Today, The Financial Times owner Pearson PLC released preliminary 2007
results, indicating that an innovative new online pricing strategy is
succeeding - even though it hasn’t yet made a direct impact on subscription
revenues.
Last October, around the time that the New York Times dropped Times Select - and amid speculation that the WSJ.com paywall would be dismantled in favor a pure media model - the Financial Times announced it would pursue a “third way.” Rather than going all-free (or all-paid) – or continuing to offer a defined subset of content free, with additional “premium” content behind the firewall - it would adopt a more novel approach: a combination of free and paid, with the paid model determined on the fly according to actual usage.
Initial access to FT.com online content would be free. Once 10 articles had been selected, users would be asked to register with the site - and gain access to email alerts, an online portfolio, and a 5- (vs. 3-) year archive of company financials. Then, when (and if) 30 articles had been requested, they would be asked to subscribe (at US$109 / year, or $299 for the premium version which, in a variation on Times Select, os required for access to the important Lex column read by three-quarters of print subscribers).
Between the introduction of the new pricing model and the end of 2007, ft.com attracted 150,000 new registered users, and according to the earnings release , strong growth has continued into 2008. For the year, monthly unique users are up 30% to 5.7M, and page views are up 33% to 48.2M/mo. However, although online subscriptions rose 13% for the year, they finished at the same level as in October: just over 100,000.
Thus, while the FT is already enjoying the financial benefits of being more open to search engines (i.e. broadening its online ad inventory), the impact on subscription revenues probably won’t be seen until the next half-year’s financial results, as the new volume of registered users works its way through the subscription funnel.
New enterprise model, too
The next earnings period will also be the first time that the FT will be able to report on the impact of the other key component of the new pricing strategy. As Caspar de Bono, the FT’s managing director of B2B, described in his presentation at last week’s NFAIS conference, the enterprise model is also being fundamentally renovated.
As of April 2008, the FT will handle all unlimited usage enterprise subscriptions (except Academic) directly, rather than participate in the bundled packages of some 15 different aggregators. He noted that six of them have agreed to carry FT content under the new arrangement (they will no longer have a license to redistribute).
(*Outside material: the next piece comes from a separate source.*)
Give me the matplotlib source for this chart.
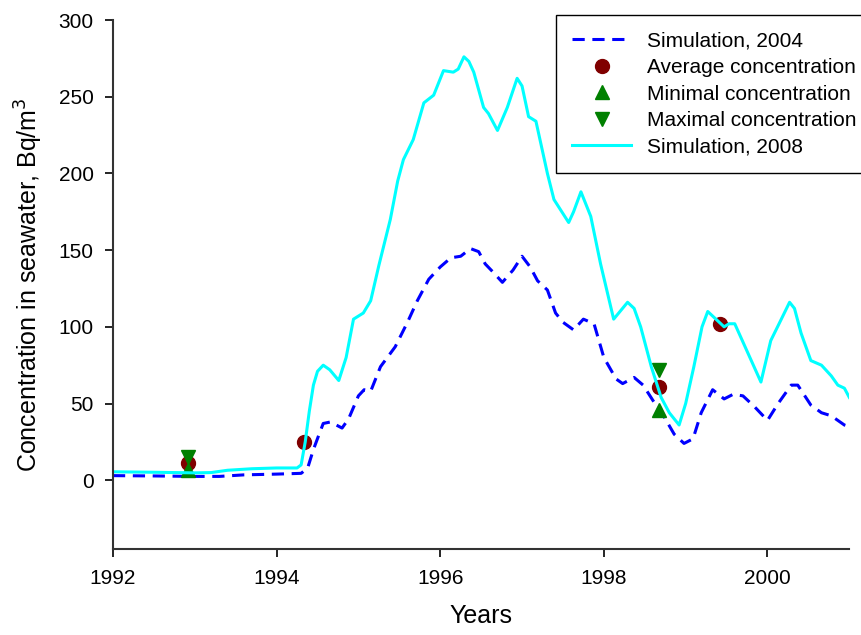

Some enterprise customers don’t like having to deal with another, unique supplier – but they are learning that the FT is willing to grant more elaborate rights (across all delivery channels – online, print, and mobile) when there is a direct relationship with the customer.
Such innovation in pricing models is relatively rare in the online information industry. Part of the reason is evident from de Bono’s response to my question from the audience: how internally disruptive were the changes in access, billing, and accounting systems required to implement the new strategy? Was the burden greater in technology or marketing operations?
He replied that the impact on both has been significant. A new access and billing platform was developed internally – “we just couldn’t find what we needed elsewhere.” And the new enterprise strategy requires a big investment in a direct sales force - a critical and unavoidable requirement of the new enterprise model that suggests strongly that the FT expects to add significant value to its content once it can control directly its pricing and distribution.
In contrast, the internal technology investment signals an unfilled need, common to many “premium content” providers, for more open and flexible third-party back-office platforms – and unrealized opportunities to use pricing as a strategic driver of competitive positioning and revenue growth.